Un mélange des genres qui pose problème
Trois questions à Laurent Gaberell, responsable agriculture et biodiversité chez Public Eye
Le Seco semble parfois agir comme un pur relais des intérêts de la place économique suisse, en particulier de Nestlé. N’est-ce pas le rôle qui lui est assigné?
Il semble clairement y avoir un mélange des genres qui pose problème. Le Seco est effectivement chargé de la promotion et de la défense des intérêts de la place économique suisse à l’étranger. Mais il est également responsable de la politique économique extérieure et assure la représentation de la Suisse au sein des grandes organisations multilatérales comme l’OMC. Or, au sein de ces institutions, le Seco peine à sortir de son rôle de relais et à prendre en compte d’autres préoccupations, ainsi que le point de vue de la société civile, des cantons, du monde scientifique ou même des autres services de la Confédération, contrairement à ce qui est prévu par son mandat.
D’autres départements fédéraux semblent avoir des avis différents que celui du Seco dans certains domaines. N’ont-ils pas leur mot à dire dans ce genre d’affaires?
En principe oui, ils devraient être consultés. Mais cela n’a manifestement pas été le cas. L’Office de la sécurité alimentaire et des affaires vétérinaires (OSAV), qui représente la Suisse au Codex alimentarius (Codex) de l’OMS et de la FAO, considère ainsi que chaque pays doit être libre de choisir son propre système d’étiquetage, selon ses besoins. Pourtant, à l’OMC, le Seco fait valoir que les pays ne devraient pas opter pour des étiquettes d’avertissement, car cela serait contraire au Codex.
Le Seco peut-il avoir une politique extérieure économique globale pour la Suisse qui prenne en compte l’intérêt public? Ne serait-ce pas plutôt au DFAE de déterminer la politique?
Le DFAE doit assurer la cohérence entre la politique économique extérieure helvétique et les engagements de la Suisse en matière de droits humains. Il n’est pas acceptable que le Seco continue de se comporter comme le lobby des multinationales lorsqu’il représente la Suisse au sein de l’OMC, au détriment des considérations de santé publique.
«Le Seco ne s’implique pas dans les affaires d’autres pays»
Contacté par Le Courrier, Nestlé ne répond pas directement à nos questions, mais déclare par écrit sur le fonds de l’affaire: «Nos réserves portaient sur la forme spécifique d’étiquetage proposée. Selon nous, les messages d’avertissement n’encouragent pas les consommateurs à effectuer des choix alimentaires plus sains parmi une même catégorie de produits.» Nestlé favorise aujourd’hui le système volontaire d’étiquetage Nutri-score, explique l’entreprise.

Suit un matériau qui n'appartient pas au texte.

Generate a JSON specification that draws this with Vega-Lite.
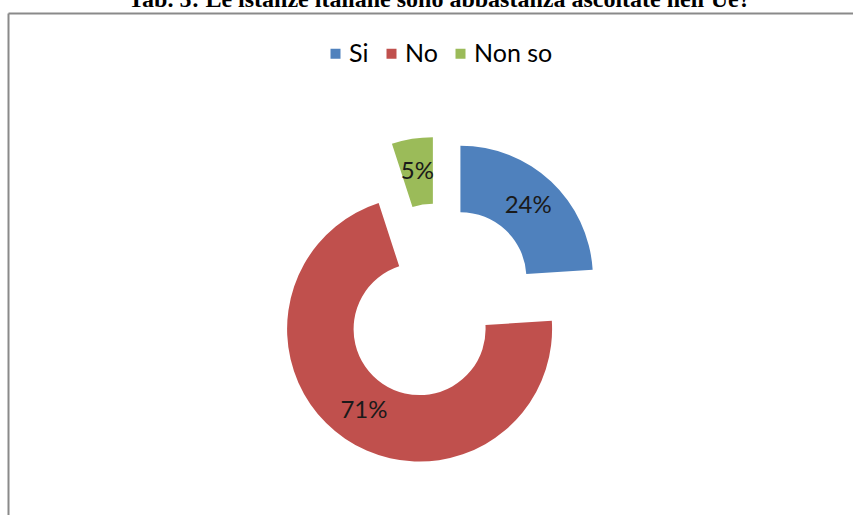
{
  "$schema": "https://vega.github.io/schema/vega-lite/v6.json",
  "width": 845,
  "height": 502,
  "autosize": {"type": "none"},
  "padding": {"left": 8, "top": 13, "right": 0, "bottom": 0},
  "background": "white",
  "title": {
    "text": "Tab. 5: Le istanze italiane sono abbastanza ascoltate nell'Ue?",
    "font": "Liberation Serif",
    "fontSize": 24,
    "fontWeight": "bold",
    "color": "#000000",
    "anchor": "middle",
    "frame": "group",
    "baseline": "alphabetic",
    "offset": -18,
    "dx": 9
  },
  "config": {
    "view": {"stroke": null},
    "axis": {
      "domain": true,
      "domainColor": "#8a8a8a",
      "domainWidth": 2,
      "ticks": false,
      "labels": false,
      "grid": false,
      "title": null
    }
  },
  "data": {
    "values": [
      {"cat": "Si", "value": 0.24, "ord": 1},
      {"cat": "No", "value": 0.71, "ord": 2},
      {"cat": "Non so", "value": 0.05, "ord": 3}
    ]
  },
  "transform": [
    {"stack": "value", "groupby": [], "sort": [{"field": "ord", "order": "ascending"}], "as": ["v0", "v1"]}
  ],
  "layer": [
    {
      "mark": {"type": "point", "opacity": 0},
      "encoding": {
        "x": {"field": "value", "type": "quantitative", "axis": {"orient": "top"}},
        "y": {"field": "value", "type": "quantitative", "axis": {"orient": "left"}}
      }
    },
    {
      "mark": {
        "type": "arc",
        "outerRadius": 132.5,
        "innerRadius": 66,
        "xOffset": {"expr": "7.5 + 32.75*sin(PI*(datum.v0+datum.v1))"},
        "yOffset": {"expr": "38 - 32.75*cos(PI*(datum.v0+datum.v1))"}
      },
      "encoding": {
        "theta": {"field": "v0", "type": "quantitative", "scale": {"domain": [0, 1]}},
        "theta2": {"field": "v1"},
        "color": {
          "field": "cat",
          "type": "nominal",
          "scale": {"domain": ["Si", "No", "Non so"], "range": ["#4F81BD", "#C0504D", "#9BBB59"]},
          "legend": {
            "orient": "none",
            "legendX": 315,
            "legendY": 28,
            "direction": "horizontal",
            "title": null,
            "symbolType": "square",
            "symbolSize": 100,
            "symbolStrokeWidth": 0,
            "labelFont": "Lato",
            "labelFontSize": 25,
            "labelColor": "#000000",
            "labelOffset": 1,
            "columnPadding": 10
          }
        }
      }
    },
    {
      "mark": {
        "type": "text",
        "radius": 99,
        "theta": {"expr": "PI*(datum.v0+datum.v1)"},
        "xOffset": {"expr": "7.5 + 32.75*sin(PI*(datum.v0+datum.v1))"},
        "yOffset": {"expr": "38 - 32.75*cos(PI*(datum.v0+datum.v1))"},
        "font": "Lato",
        "fontSize": 24,
        "fill": "#1a1a1a",
        "align": "center",
        "baseline": "middle"
      },
      "encoding": {
        "text": {"field": "value", "type": "quantitative", "format": ".0%"}
      }
    }
  ]
}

Un système beaucoup plus favorable pour ses produits, rétorque Public Eye. «Le Nesquik obtient par exemple une note B, en vert, positive, avec le Nutri-score, alors qu’il est composé à 75% de sucre», détaille Laurent Gaberell.
Le Seco a, lui, répondu partiellement à nos interrogations. A la question de savoir pourquoi il avait pris position contre ces nouveaux étiquetages en Amérique latine, il déclare: «En cas de doute sur la conformité de la mise en œuvre avec les principes de l’OMC, la Suisse, comme le font les autres membres de l’OMC, pose des questions concernant les règlements techniques prévus.» Avant d’intervenir dans le sens de Nestlé, le Seco a-t-il consulté les organisations de protection des consommateurs et des consommatrices en Suisse et au Mexique et les autorités locales? «Le Seco ne s’implique pas dans les affaires nationales des autres pays. Il met en avant les éventuels problèmes pour le commerce créés par un nouveau projet de loi. Il appartient aux autorités nationales, en l’occurrence les autorités mexicaines, de déterminer la proportionnalité des mesures prises.»